Most of those who argue from their armchairs in favour of the violent overthrow of capitalism wouldn’t know one end of a rifle from the other let alone how to make a bomb or drive a tank, but what their arguments do is to create an intellectual climate in which the use of violence against the capitalist class and the State is seen as legitimate. So it is not surprising that from time to time a tiny handful of people from Leninist and anarchist circles actually try to use violence against individual capitalists and statesmen. Examples are the Angry Brigade in Britain a few years ago and today the Baader-Meinhof gang in Germany and the Red Brigades in Italy.
Individual acts of violence are quite futile as far as advancing the socialist cause is concerned (even if this was the aim of those who practise it, which of course it isn’t). Such “propaganda by the deed”, as the anarchists of the turn of the century used to call it, does not make recruits for Socialism. All it does is to make life more difficult for ordinary workers. In this sense such acts are anti-working class. There are enough problems for wage and salary earners under capitalism without having to impose on them police searches and the fear of being blown up every time they take a train or go for a drink.

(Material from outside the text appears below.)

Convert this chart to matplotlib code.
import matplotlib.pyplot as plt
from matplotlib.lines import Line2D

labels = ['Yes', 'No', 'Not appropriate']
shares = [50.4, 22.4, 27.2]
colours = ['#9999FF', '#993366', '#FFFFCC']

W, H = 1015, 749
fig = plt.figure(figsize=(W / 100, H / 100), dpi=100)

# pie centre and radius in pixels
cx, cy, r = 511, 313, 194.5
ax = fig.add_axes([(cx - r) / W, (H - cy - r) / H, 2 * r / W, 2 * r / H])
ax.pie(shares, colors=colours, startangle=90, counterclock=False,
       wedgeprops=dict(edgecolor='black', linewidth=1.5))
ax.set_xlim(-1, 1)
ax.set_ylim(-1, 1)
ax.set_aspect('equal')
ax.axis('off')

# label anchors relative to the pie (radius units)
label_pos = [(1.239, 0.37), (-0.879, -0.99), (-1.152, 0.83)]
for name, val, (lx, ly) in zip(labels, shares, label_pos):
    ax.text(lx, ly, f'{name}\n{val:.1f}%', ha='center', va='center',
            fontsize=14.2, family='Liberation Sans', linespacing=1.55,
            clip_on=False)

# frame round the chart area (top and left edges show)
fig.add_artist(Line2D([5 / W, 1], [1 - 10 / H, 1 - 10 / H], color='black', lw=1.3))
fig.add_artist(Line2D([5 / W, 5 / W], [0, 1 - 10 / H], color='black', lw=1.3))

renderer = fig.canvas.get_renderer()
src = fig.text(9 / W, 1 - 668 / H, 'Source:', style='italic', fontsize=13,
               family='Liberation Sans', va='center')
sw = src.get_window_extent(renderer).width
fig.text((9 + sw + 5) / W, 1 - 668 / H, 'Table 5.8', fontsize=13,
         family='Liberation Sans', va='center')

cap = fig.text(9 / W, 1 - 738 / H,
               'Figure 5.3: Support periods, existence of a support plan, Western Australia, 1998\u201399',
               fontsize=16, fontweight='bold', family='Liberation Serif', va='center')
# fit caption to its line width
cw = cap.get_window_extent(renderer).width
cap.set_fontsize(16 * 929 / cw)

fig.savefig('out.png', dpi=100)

We are fully aware that the State is a machine for exercising violence and on a far greater scale than that of any terrorist gang. This is why, when there is a conflict between the State and some terrorist gang, we do not take the side of the State. We are opposed both to the institutionalised violence which is the State as well as to the freelance violence of terrorists. The way to abolish the State is not to take pot shots as it but to organise consciously to win control of it by using the means to hand, — the ballot box. This done, the State along with all the other institutions of class society can be abolished and violence banished for ever from social relations.